Let me close the circle of this post and return to the colonial period, and more specifically to New Amsterdam. The digital collections of the New York Public Library are a mer à boire. It is a joy to look at them and it makes your curious about what else you might encounter. Among the digital collections of Harvard University you should take a look at other projects concerning colonial history, Images of Colonialism: Africa and Asia and Harvard in the 17th and 18th Centuries.
If you conclude there is not a single gateway to the history of indigenous people, this mirrors exactly the challenge facing our world. The UNESCO devotes a section of its portal to indigenous people. If you want to look at current indigenous law, you could start with the concise research guide at Globalex.
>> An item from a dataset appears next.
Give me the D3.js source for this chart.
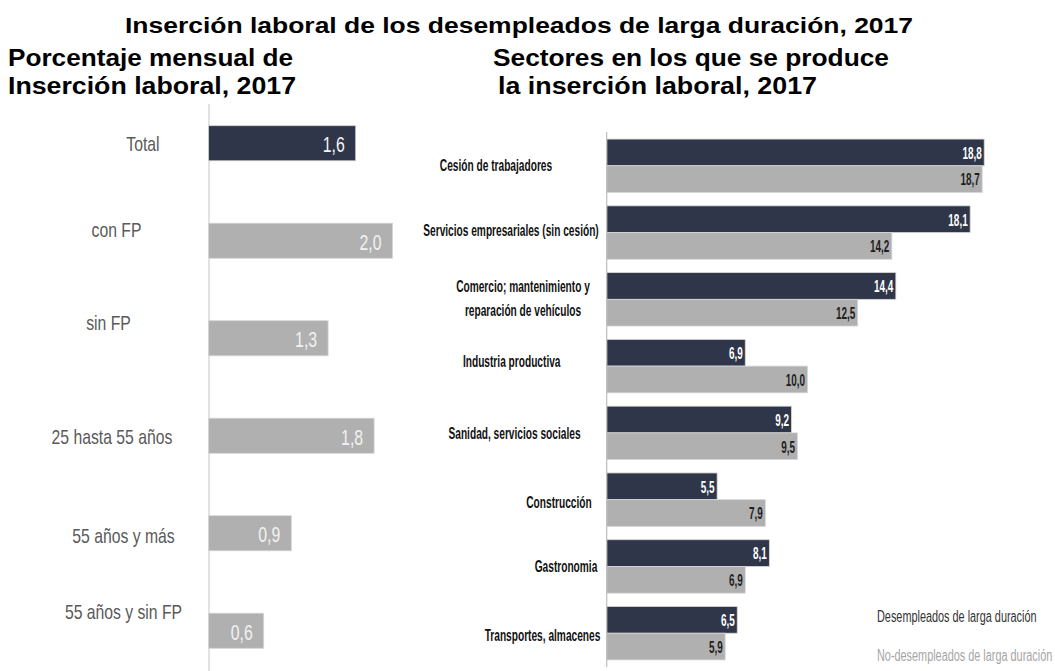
<!DOCTYPE html>
<html>
<head>
<meta charset="utf-8">
<script src="https://cdn.jsdelivr.net/npm/d3@7"></script>
<style>
  html, body { margin: 0; padding: 0; background: #fff; }
  svg { display: block; font-family: "Liberation Sans", Arial, sans-serif; }
</style>
</head>
<body>
<svg id="chart" width="1055" height="671"></svg>
<script>
// Monthly labour-market insertion rate (%) by group
const groups = ["Total", "con FP", "sin FP", "25 hasta 55 años", "55 años y más", "55 años y sin FP"];
const groupRates = [1.6, 2.0, 1.3, 1.8, 0.9, 0.6];

// Share (%) of insertions by sector
const sectors = [
  "Cesión de trabajadores",
  "Servicios empresariales (sin cesión)",
  "Comercio; mantenimiento y\nreparación de vehículos",
  "Industria productiva",
  "Sanidad, servicios sociales",
  "Construcción",
  "Gastronomia",
  "Transportes, almacenes"
];
const longTermUnemployed = [18.8, 18.1, 14.4, 6.9, 9.2, 5.5, 8.1, 6.5];
const otherJobseekers    = [18.7, 14.2, 12.5, 10.0, 9.5, 7.9, 6.9, 5.9];

const seriesNames = ["Desempleados de larga duración", "No-desempleados de larga duración"];

const fmt = v => d3.format(".1f")(v).replace(".", ",");

const svg = d3.select("#chart");
const DARK = "#2f3649", GREY = "#b0b0b0";

// Text drawn with a horizontal squeeze (narrow face look)
function sText(parent, x, y, str, sx, anchor) {
  return parent.append("text")
    .attr("transform", `translate(${x},${y}) scale(${sx},1)`)
    .attr("text-anchor", anchor)
    .text(str);
}

// ---------- headings ----------
svg.append("text").attr("x", 519).attr("y", 33).attr("text-anchor", "middle")
  .attr("font-size", 22.5).attr("font-weight", "bold")
  .attr("textLength", 788).attr("lengthAdjust", "spacingAndGlyphs")
  .text("Inserción laboral de los desempleados de larga duración, 2017");

const heads = [
  { t: "Porcentaje mensual de", x: 8, y: 66, w: 285 },
  { t: "Inserción laboral, 2017", x: 8, y: 93.5, w: 288 },
  { t: "Sectores en los que se produce", x: 493, y: 66, w: 396 },
  { t: "la inserción laboral, 2017", x: 498, y: 93.5, w: 319 }
];
heads.forEach(h => {
  svg.append("text").attr("x", h.x).attr("y", h.y)
    .attr("font-size", 23).attr("font-weight", "bold")
    .attr("textLength", h.w).attr("lengthAdjust", "spacingAndGlyphs")
    .text(h.t);
});

// ---------- left panel: insertion rate ----------
const leftData = groups.map((g, i) => ({ g, v: groupRates[i] }));
const xL = d3.scaleLinear().domain([0, 2]).range([208.5, 392.5]);
const yL = d3.scaleBand().domain(groups).range([94.5, 679.5])
  .paddingInner(0.64).paddingOuter(0.32);

const left = svg.append("g");
left.append("line").attr("x1", 209).attr("x2", 209).attr("y1", 104).attr("y2", 671)
  .attr("stroke", "#d9d9d9").attr("stroke-width", 1.5);

left.selectAll("rect.bar").data(leftData).join("rect")
  .attr("class", "bar")
  .attr("x", xL(0)).attr("y", d => yL(d.g))
  .attr("width", d => xL(d.v) - xL(0)).attr("height", yL.bandwidth())
  .attr("fill", (d, i) => i === 0 ? DARK : GREY)
  .attr("stroke", "#d6d6d6").attr("stroke-width", 0.8);

leftData.forEach((d, i) => {
  const cy = yL(d.g) + yL.bandwidth() / 2;
  sText(left, xL(d.v) - 11, cy + 9, fmt(d.v), 0.72, "end")
    .attr("font-size", 22).attr("fill", i === 0 ? "#f4f4f4" : "#f2f2f2");
});

// category label placement (centre x, baseline offset from bar centre)
const leftLabelPos = {
  "Total": [143, 7.5],
  "con FP": [116.5, -4],
  "sin FP": [108.5, -8],
  "25 hasta 55 años": [112, 8.3],
  "55 años y más": [123.5, 10],
  "55 años y sin FP": [123.5, -11.4]
};
leftData.forEach(d => {
  const cy = yL(d.g) + yL.bandwidth() / 2;
  const [cx, dy] = leftLabelPos[d.g];
  sText(left, cx, cy + dy, d.g, 0.75, "middle")
    .attr("font-size", 21).attr("fill", "#595959");
});

// ---------- right panel: sectors ----------
const rightData = sectors.map((s, i) => ({ s, vals: [longTermUnemployed[i], otherJobseekers[i]] }));
const xR = d3.scaleLinear().domain([0, 20]).range([606.7, 1008.3]);
const yR = d3.scaleBand().domain(sectors).range([132.4, 666.6])
  .paddingInner(0.2).paddingOuter(0.1);
const ySub = d3.scaleBand().domain([0, 1]).range([0, yR.bandwidth()]);

const right = svg.append("g");

const grp = right.selectAll("g.sector").data(rightData).join("g")
  .attr("class", "sector")
  .attr("transform", d => `translate(0,${yR(d.s)})`);

grp.selectAll("rect").data(d => d.vals.map((v, k) => ({ v, k }))).join("rect")
  .attr("x", xR(0)).attr("y", d => ySub(d.k))
  .attr("width", d => xR(d.v) - xR(0)).attr("height", ySub.bandwidth())
  .attr("fill", d => d.k === 0 ? DARK : GREY)
  .attr("stroke", "#d6d6d6").attr("stroke-width", 0.8);

grp.each(function(d) {
  const g = d3.select(this);
  d.vals.forEach((v, k) => {
    sText(g, xR(v) - 2.5, ySub(k) + ySub.bandwidth() / 2 + 6.3, fmt(v), 0.62, "end")
      .attr("font-size", 16).attr("font-weight", "bold")
      .attr("fill", k === 0 ? "#ffffff" : "#1e1e1e");
  });
});

right.append("line").attr("x1", 606.7).attr("x2", 606.7).attr("y1", 132).attr("y2", 667)
  .attr("stroke", "#bdbdbd").attr("stroke-width", 1.2);

// sector label placement (centre x, baseline offsets from group centre)
const rightLabelPos = [
  [496, [4.8]],
  [511, [3]],
  [523, [-7, 17]],
  [511.7, [0.7]],
  [514.5, [6.5]],
  [559, [8.3]],
  [566, [5.7]],
  [542.5, [7.5]]
];
rightData.forEach((d, i) => {
  const cy = yR(d.s) + yR.bandwidth() / 2;
  const [cx, dys] = rightLabelPos[i];
  d.s.split("\n").forEach((line, j) => {
    sText(right, cx, cy + dys[j], line, 0.635, "middle")
      .attr("font-size", 16).attr("font-weight", "bold").attr("fill", "#111");
  });
});

// ---------- legend ----------
const legendColours = ["#333333", "#a6a6a6"];
seriesNames.forEach((name, i) => {
  sText(svg, 877, 622 + i * 39, name, 0.68, "start")
    .attr("font-size", 16).attr("fill", legendColours[i]);
});
</script>
</body>
</html>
The complexity of matters touching indigenous people, the complexity of talking in a sensible and direct way about them, is not something coming out of the blue. History and law, legislation, jurisprudence and treaties, court decisions, legal education, the use of languages and much more come together here.
Sometimes you need to be pushed into action. Last week a tweet of David Armitage brought me to Rebecca Onion’s article at Slate on the colonial trade in North American slaves, more precisely, “Indians”. Yet another spur to write was this week’s post about Chief Justice Roger Taney at the Maryland Appellate Blog. I might perhaps have chosen ‘First Impressions’ as my title! This post is more or less a field report. It might be impossible to see and understand everything, but I am convinced you cannot reach perfection. You can only make faults and mistakes if you start at all with looking beyond your comfort zone and the tacitly agreed limits of a discipline. Keeping a portal on legal history up to date will always include making minor and major adjustments, spotting omissions, and gaining insight. To rephrase words of Timothy Radcliffe, if you want to debate the results, let’s talk about them, not to win an argument, but to become wiser together.